Date: 2009-08-30 09:28 pm (UTC)
From: [identity profile] chainofclovers.livejournal.com
Whew. It's taken me so long to get to this, that I'm just going to jump right in with my thoughts!

Thank you so much for such a detailed, thoughtful response. Please don't worry--I absolutely understood that you weren't squeamish about their breaking of their vows. When you wrote to me about how you write/read for charisma and complexity rather than morality, all I could think was and I'm so glad she does because it makes both your stories and your responses to my stories really, really interesting to read. Although I do take the morality of my characters more seriously (like they're real, truly!), I have no problem writing morally questionable things...well, maybe only a little bit of a problem. And I love getting to spend hours thinking about this stuff and trying to figure out where I stand.

After writing the story and this post and then thinking a lot about the comments I received, I've come to the conclusion that I'm pretty firmly in "my" characters' (not that I have any right to them!) camp in re: their actions and decisions. I outlined those reasons--and my take on the temporary vow issue--in the above comment I wrote to Telanu.

I do wonder about James' future in the church, much more so than I do about Aloysius'. I can't really imagine Aloysius leaving, and I think she's much more at home both in the parish and, in a figurative sense, with the idea that it's possible to lie and deviate from the codes of a particular institution without finding oneself completely at odds with the lifestyle. I'm not sure if it's in James' nature to reconcile secrecy--having something for herself, in a sense--with the intensely communal religious lifestyle she's chosen. Part of me kind of hopes she can take a page from Aloysius' book and do just that, because it seems like she really wants to be a good nun and a good teacher, and nothing she does in the story could prevent those things from being possible.
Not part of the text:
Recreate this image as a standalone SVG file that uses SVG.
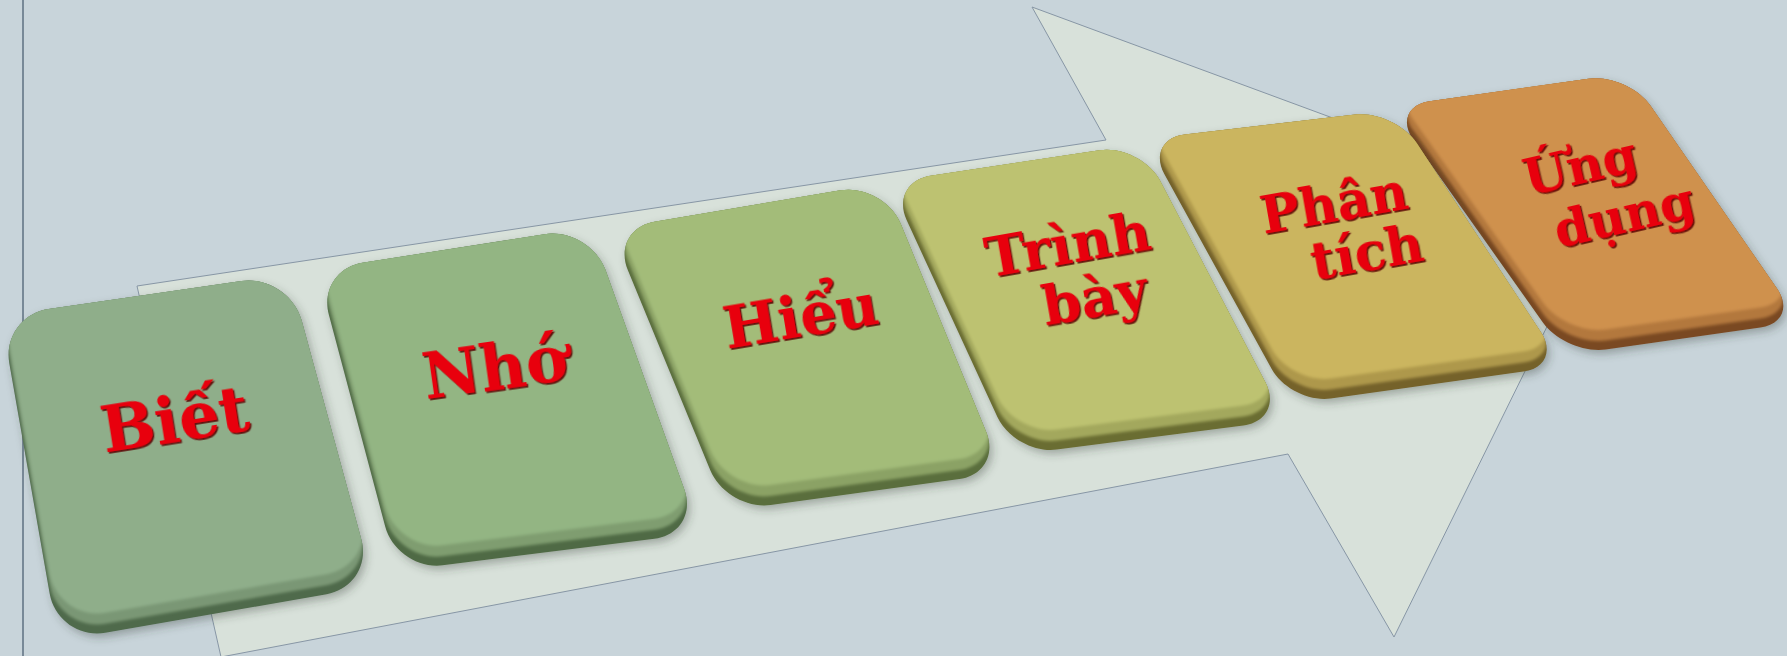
<svg xmlns="http://www.w3.org/2000/svg" xmlns:xlink="http://www.w3.org/1999/xlink" width="1787" height="656" viewBox="0 0 1787 656">
<style>
.lbl{font-family:"DejaVu Serif","Liberation Serif",serif;font-weight:bold;fill:#e8000b;text-anchor:middle;filter:url(#emb)}
.soft{filter:url(#soft)}
</style>
<defs>
<filter id="emb" x="-10%" y="-10%" width="130%" height="140%"><feDropShadow dx="1.3" dy="1.8" stdDeviation="0.6" flood-color="#5a0000" flood-opacity="0.9"/></filter>
<filter id="soft" x="-5%" y="-5%" width="110%" height="110%"><feGaussianBlur stdDeviation="1.6"/></filter>
<filter id="shd" x="-10%" y="-10%" width="125%" height="130%"><feDropShadow dx="3" dy="4" stdDeviation="4" flood-color="#303a30" flood-opacity="0.35"/></filter>
<path id="s1" d="M 48.5 309.1 L 241.5 280.9 C 267.6 277.1 294.7 294.8 301.6 320.3 L 361.4 539.7 C 368.3 565.2 352.7 589.7 326.7 594.2 L 105.3 632.8 C 79.3 637.3 54.3 619.7 49.7 593.7 L 9.3 363.3 C 4.7 337.3 22.4 312.9 48.5 309.1 Z"/>
<path id="s2" d="M 362.4 262.8 L 544.6 234.2 C 569.6 230.2 597.0 246.5 605.6 270.3 L 684.4 489.7 C 693.0 513.5 679.5 535.6 654.4 538.7 L 442.6 565.3 C 417.5 568.4 391.7 551.0 385.2 526.5 L 328.8 314.5 C 322.3 290.0 337.4 266.8 362.4 262.8 Z"/>
<path id="s3" d="M 654.4 221.7 L 840.6 190.3 C 864.5 186.3 891.5 201.3 900.7 223.7 L 986.3 432.3 C 995.5 454.7 983.4 475.7 959.4 479.0 L 770.6 505.0 C 746.6 508.3 719.5 492.7 710.3 470.3 L 627.7 269.7 C 618.5 247.3 630.5 225.7 654.4 221.7 Z"/>
<path id="s4" d="M 930.5 175.7 L 1099.5 150.3 C 1122.3 146.8 1149.7 160.8 1160.4 181.2 L 1265.6 382.8 C 1276.3 403.2 1266.3 422.4 1243.4 425.4 L 1056.7 449.6 C 1033.7 452.6 1007.1 437.8 997.4 416.9 L 906.6 220.1 C 896.9 199.2 907.7 179.2 930.5 175.7 Z"/>
<path id="s5" d="M 1184.7 134.4 L 1355.3 114.6 C 1377.1 112.1 1404.9 125.1 1417.0 143.4 L 1541.1 332.6 C 1553.1 351.0 1545.2 368.5 1523.4 371.5 L 1330.6 398.5 C 1308.8 401.5 1282.3 388.2 1271.7 369.0 L 1164.3 174.0 C 1153.7 154.8 1162.9 136.9 1184.7 134.4 Z"/>
<path id="s6" d="M 1429.6 101.3 L 1588.4 78.7 C 1610.2 75.5 1638.2 87.8 1650.7 105.9 L 1777.3 289.1 C 1789.8 307.2 1782.2 324.5 1760.4 327.6 L 1605.6 349.4 C 1583.8 352.5 1555.6 340.3 1542.9 322.4 L 1413.2 139.6 C 1400.4 121.7 1407.8 104.5 1429.6 101.3 Z"/>
<clipPath id="c1"><use xlink:href="#s1"/></clipPath>
<clipPath id="c2"><use xlink:href="#s2"/></clipPath>
<clipPath id="c3"><use xlink:href="#s3"/></clipPath>
<clipPath id="c4"><use xlink:href="#s4"/></clipPath>
<clipPath id="c5"><use xlink:href="#s5"/></clipPath>
<clipPath id="c6"><use xlink:href="#s6"/></clipPath>
</defs>

<rect x="0" y="0" width="1787" height="656" fill="#c8d4da"/>
<line x1="23" y1="0" x2="23" y2="656" stroke="#5e7180" stroke-width="1.5"/>

<g id="arrow">
<path d="M 137 286 L 1106 140 L 1032 7 L 1601 217 L 1394 637 L 1288 454 L 221 657 Z" fill="#d8e1da" stroke="#8796a5" stroke-width="1"/>
</g>

<g id="key-ung-dung">
<use xlink:href="#s6" fill="#7a4a22" filter="url(#shd)"/>
<g clip-path="url(#c6)"><use xlink:href="#s6" transform="translate(0,-9)" fill="#b3783c" class="soft"/><use xlink:href="#s6" transform="translate(0,-20)" fill="#cf914e" class="soft"/></g>
<text class="lbl" font-size="50" transform="rotate(-13 1584 183)" x="1584" y="183">Ứng</text>
<text class="lbl" font-size="50" transform="rotate(-13 1628 232)" x="1628" y="232">dụng</text>
</g>

<g id="key-phan-tich">
<use xlink:href="#s5" fill="#74622a" filter="url(#shd)"/>
<g clip-path="url(#c5)"><use xlink:href="#s5" transform="translate(0,-9)" fill="#ae984b" class="soft"/><use xlink:href="#s5" transform="translate(0,-20)" fill="#cbb55e" class="soft"/></g>
<text class="lbl" font-size="52" transform="rotate(-10 1337 221)" x="1337" y="221">Phân</text>
<text class="lbl" font-size="52" transform="rotate(-10 1370 270)" x="1370" y="270">tích</text>
</g>

<g id="key-trinh-bay">
<use xlink:href="#s4" fill="#6b6d33" filter="url(#shd)"/>
<g clip-path="url(#c4)"><use xlink:href="#s4" transform="translate(0,-9)" fill="#a3a85d" class="soft"/><use xlink:href="#s4" transform="translate(0,-20)" fill="#bdc271" class="soft"/></g>
<text class="lbl" font-size="55" transform="rotate(-10 1071 263)" x="1071" y="263">Trình</text>
<text class="lbl" font-size="55" transform="rotate(-10 1098 316)" x="1098" y="316">bày</text>
</g>

<g id="key-hieu">
<use xlink:href="#s3" fill="#5a6e3c" filter="url(#shd)"/>
<g clip-path="url(#c3)"><use xlink:href="#s3" transform="translate(0,-9)" fill="#8ba265" class="soft"/><use xlink:href="#s3" transform="translate(0,-20)" fill="#a3bc79" class="soft"/></g>
<text class="lbl" font-size="58" transform="rotate(-9.5 804 336)" x="804" y="336">Hiểu</text>
</g>

<g id="key-nho">
<use xlink:href="#s2" fill="#506b45" filter="url(#shd)"/>
<g clip-path="url(#c2)"><use xlink:href="#s2" transform="translate(0,-9)" fill="#7f9d6f" class="soft"/><use xlink:href="#s2" transform="translate(0,-20)" fill="#93b583" class="soft"/></g>
<text class="lbl" font-size="63" transform="rotate(-8 498 389)" x="498" y="389">Nhớ</text>
</g>

<g id="key-biet">
<use xlink:href="#s1" fill="#4f6a4c" filter="url(#shd)"/>
<g clip-path="url(#c1)"><use xlink:href="#s1" transform="translate(0,-9)" fill="#7a9775" class="soft"/><use xlink:href="#s1" transform="translate(0,-20)" fill="#8fae8a" class="soft"/></g>
<text class="lbl" font-size="64" transform="rotate(-9 178 441)" x="178" y="441">Biết</text>
</g>
</svg>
I'm really glad that it seemed to you that Aloysius had spent a lot of time pondering desire and its intersection with the Bible. Part of me wants to take the easy way out and believe that because she's really smart she absolutely understands that using the Bible to prove the sinfulness of homosexuality only works if you ignore historical context completely. Still, even if she can do that, it would be a lot easier for her to re-interpret those passages with a nice healthy dose of context than it would be to ignore Church teaching and how utterly dangerous a queer relationship could be for her--and, of course, for James. That's definitely why I wanted her to leave some of the decision-making up to James. Aloysius is the instigator for sure, but we know from the film that James is capable of standing up to her, and if she had been made so uncomfortable that she wanted the notes or the flirting to stop, she would've said something.

So, yes. No simple answers, for the characters or for me. But it's so fun to think about. Thanks again for the amazing comments--you've given me much to ponder. And thanks for the link to that interview. I hadn't seen it, and it was enlightening. (Aw, Meryl Streep. I love her.)